Dazu schweigt der Bundeskanzler und ÖVP-Obmann: Das Unverzeihliche ist für ihn eher nur insofern unverzeihlich, als es seine Popularitätswerte stören könnte. Er hat nicht die Größe, sich hinzustellen und sich zu entschuldigen. Wofür auch? Was mit den Textnachrichten publik geworden ist, ist hinter den Kulissen offenbar ganz normal für ihn. Im Übrigen geht er davon aus, eine Masse mit dem Versprechen, dass Corona-Beschränkungen im Mai gelockert werden, davon ablenken zu können; was bei der Berichterstattung übers Osterwochenende sogar aufgehen könnte.

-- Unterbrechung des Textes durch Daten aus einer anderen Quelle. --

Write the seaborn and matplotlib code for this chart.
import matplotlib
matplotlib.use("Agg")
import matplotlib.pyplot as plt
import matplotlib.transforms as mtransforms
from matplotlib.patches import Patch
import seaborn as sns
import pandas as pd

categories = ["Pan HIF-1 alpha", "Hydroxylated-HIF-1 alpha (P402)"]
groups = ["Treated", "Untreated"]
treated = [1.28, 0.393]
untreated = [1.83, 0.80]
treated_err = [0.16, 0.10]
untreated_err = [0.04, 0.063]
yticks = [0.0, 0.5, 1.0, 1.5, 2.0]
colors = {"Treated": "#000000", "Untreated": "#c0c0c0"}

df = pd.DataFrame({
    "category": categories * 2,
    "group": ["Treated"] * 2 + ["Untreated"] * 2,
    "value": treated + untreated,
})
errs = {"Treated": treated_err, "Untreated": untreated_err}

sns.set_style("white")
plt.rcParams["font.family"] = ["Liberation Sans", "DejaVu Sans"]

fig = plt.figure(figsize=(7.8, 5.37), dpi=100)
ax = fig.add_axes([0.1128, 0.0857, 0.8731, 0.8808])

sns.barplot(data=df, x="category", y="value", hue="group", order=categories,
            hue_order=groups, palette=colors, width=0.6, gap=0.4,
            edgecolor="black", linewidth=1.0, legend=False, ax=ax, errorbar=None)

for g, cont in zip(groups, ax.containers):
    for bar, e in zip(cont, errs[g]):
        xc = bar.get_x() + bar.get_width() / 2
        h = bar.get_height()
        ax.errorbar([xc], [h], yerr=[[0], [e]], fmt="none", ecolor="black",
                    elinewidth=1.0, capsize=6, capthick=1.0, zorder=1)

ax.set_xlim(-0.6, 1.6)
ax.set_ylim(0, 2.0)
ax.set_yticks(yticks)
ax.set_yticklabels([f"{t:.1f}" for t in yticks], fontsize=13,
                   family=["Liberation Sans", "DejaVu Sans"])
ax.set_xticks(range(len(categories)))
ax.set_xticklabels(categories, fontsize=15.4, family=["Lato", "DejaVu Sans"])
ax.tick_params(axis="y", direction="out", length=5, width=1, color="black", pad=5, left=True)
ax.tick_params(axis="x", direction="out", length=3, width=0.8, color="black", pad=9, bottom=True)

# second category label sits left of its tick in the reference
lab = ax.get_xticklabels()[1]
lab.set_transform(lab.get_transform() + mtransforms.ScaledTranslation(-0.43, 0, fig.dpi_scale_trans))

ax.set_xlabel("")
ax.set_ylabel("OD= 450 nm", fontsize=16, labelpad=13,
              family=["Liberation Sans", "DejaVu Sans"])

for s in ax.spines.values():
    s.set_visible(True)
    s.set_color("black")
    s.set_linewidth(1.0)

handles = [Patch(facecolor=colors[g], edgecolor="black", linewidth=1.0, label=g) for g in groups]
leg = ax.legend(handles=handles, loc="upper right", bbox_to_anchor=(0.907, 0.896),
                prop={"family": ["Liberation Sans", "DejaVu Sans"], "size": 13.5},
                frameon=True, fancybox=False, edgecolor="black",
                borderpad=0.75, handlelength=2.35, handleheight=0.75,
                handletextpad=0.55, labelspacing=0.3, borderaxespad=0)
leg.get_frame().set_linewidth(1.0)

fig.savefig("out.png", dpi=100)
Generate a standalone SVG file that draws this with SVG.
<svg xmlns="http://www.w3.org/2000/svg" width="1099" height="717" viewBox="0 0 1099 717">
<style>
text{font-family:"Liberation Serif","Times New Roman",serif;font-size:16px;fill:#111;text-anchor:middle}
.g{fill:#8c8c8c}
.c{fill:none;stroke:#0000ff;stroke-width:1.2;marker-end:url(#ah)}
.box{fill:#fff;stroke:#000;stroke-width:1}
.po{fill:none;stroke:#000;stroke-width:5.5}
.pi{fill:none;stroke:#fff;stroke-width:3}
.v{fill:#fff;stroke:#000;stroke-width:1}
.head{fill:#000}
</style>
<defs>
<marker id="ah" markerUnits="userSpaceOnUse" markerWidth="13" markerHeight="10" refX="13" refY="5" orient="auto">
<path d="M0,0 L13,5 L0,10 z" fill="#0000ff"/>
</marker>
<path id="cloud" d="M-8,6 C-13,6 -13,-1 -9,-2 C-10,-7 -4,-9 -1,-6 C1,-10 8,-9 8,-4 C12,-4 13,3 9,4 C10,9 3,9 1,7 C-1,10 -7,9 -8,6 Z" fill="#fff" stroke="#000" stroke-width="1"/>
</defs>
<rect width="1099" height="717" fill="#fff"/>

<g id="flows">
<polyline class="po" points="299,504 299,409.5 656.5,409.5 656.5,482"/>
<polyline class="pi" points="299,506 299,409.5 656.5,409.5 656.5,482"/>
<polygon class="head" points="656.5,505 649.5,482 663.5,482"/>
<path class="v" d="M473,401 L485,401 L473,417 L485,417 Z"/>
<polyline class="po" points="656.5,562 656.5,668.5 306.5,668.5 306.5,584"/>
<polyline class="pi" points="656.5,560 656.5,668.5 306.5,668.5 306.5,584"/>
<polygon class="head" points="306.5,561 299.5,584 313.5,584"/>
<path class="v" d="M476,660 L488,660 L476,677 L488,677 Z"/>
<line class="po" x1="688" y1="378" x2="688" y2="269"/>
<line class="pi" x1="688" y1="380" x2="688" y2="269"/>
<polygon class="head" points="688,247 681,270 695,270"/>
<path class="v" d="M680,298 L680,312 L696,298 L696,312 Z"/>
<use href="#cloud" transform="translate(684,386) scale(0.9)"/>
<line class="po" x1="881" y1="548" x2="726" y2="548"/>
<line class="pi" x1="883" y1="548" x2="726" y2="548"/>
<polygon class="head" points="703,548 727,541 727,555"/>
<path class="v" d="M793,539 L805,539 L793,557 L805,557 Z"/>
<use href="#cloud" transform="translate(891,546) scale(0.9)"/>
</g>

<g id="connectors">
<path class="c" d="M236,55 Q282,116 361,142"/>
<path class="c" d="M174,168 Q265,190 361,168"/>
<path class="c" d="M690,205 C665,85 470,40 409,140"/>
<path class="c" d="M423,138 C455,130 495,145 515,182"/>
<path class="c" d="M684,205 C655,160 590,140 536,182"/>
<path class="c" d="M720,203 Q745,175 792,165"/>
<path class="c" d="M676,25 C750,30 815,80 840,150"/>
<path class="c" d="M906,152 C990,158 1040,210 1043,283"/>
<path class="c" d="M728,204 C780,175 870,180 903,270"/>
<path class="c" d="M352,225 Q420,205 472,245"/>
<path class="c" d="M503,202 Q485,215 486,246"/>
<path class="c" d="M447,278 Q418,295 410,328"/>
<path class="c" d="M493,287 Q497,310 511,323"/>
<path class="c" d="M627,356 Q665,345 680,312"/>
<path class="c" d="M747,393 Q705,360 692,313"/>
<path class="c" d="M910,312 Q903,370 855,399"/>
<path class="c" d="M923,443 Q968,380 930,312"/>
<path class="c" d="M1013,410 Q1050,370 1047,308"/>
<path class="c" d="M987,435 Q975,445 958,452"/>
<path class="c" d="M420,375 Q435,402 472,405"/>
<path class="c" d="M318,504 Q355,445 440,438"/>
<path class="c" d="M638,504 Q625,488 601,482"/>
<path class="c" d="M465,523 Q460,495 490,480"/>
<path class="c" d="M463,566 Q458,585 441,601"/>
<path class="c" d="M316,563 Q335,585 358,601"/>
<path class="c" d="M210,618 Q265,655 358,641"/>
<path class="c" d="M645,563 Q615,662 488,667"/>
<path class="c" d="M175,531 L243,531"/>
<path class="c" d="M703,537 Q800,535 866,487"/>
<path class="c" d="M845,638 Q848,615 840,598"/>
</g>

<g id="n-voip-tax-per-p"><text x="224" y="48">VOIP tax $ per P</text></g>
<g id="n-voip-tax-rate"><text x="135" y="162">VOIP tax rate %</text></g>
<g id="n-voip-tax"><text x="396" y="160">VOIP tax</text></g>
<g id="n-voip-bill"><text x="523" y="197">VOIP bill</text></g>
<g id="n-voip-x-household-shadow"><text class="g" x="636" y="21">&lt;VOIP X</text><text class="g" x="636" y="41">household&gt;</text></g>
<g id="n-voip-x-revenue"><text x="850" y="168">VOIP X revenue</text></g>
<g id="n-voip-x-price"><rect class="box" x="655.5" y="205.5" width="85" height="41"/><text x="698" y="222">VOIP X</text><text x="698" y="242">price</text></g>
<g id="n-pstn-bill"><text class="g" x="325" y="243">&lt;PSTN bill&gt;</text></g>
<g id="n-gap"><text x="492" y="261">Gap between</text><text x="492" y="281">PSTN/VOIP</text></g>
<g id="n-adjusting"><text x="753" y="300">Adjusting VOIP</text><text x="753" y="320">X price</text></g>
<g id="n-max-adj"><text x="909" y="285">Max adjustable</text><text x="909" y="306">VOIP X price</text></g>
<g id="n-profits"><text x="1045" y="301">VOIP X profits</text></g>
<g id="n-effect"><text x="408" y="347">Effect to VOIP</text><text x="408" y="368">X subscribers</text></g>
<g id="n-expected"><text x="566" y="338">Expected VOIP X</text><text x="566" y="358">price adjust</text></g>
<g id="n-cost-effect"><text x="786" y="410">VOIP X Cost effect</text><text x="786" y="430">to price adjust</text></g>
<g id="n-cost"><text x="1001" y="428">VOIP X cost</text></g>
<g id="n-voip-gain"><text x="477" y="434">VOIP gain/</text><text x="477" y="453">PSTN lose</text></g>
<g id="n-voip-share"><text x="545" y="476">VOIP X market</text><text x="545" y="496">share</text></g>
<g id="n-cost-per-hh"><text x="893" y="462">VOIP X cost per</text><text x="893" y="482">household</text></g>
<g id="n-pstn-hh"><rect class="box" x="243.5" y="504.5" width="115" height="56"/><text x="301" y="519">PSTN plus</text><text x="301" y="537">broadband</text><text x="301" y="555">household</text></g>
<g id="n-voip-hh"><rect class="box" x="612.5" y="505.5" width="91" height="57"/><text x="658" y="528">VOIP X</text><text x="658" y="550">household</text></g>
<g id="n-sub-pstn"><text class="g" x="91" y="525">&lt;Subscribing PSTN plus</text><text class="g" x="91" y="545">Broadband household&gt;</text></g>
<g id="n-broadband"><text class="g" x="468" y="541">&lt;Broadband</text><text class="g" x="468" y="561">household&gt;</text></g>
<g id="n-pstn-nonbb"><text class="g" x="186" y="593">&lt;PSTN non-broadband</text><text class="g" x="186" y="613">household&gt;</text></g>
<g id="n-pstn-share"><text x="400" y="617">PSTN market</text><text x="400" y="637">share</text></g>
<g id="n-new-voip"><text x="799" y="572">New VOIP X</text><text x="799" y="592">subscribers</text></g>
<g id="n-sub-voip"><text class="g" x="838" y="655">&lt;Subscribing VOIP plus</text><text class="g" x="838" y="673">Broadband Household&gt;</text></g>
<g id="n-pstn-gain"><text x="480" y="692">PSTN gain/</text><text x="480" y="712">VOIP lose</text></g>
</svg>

Sebastian Kurz kann sich sehr viel leisten. Seine ÖVP liegt noch immer gut und gerne zehn Prozentpunkte vor der SPÖ und rund 20 vor der FPÖ an der Spitze. Wie er schweigen außerdem alle maßgeblichen ÖVP-Politikerinnen und -Politiker zu den Chat-Protokollen, von den Landeshauptleuten, von Markus Wallner (Vbg) bis Johanna Mikl-Leitner (NÖ), bis zu den Bündeobleuten, von Harald Mahrer (Wirtschaft) bis August Wöginger (ÖAAB), der zugleich ja auch sein Klubobmann ist. Unter diesen Umständen gibt es das, was Kurz-Kritikerinnen und Kritiker orten, nicht einmal ansatzweise: eine Obmanndebatte. Im Gegenteil: Für Kurz geht das alles durch, so lange es der Partei und ihren Einflussmöglichkeiten nicht schadet.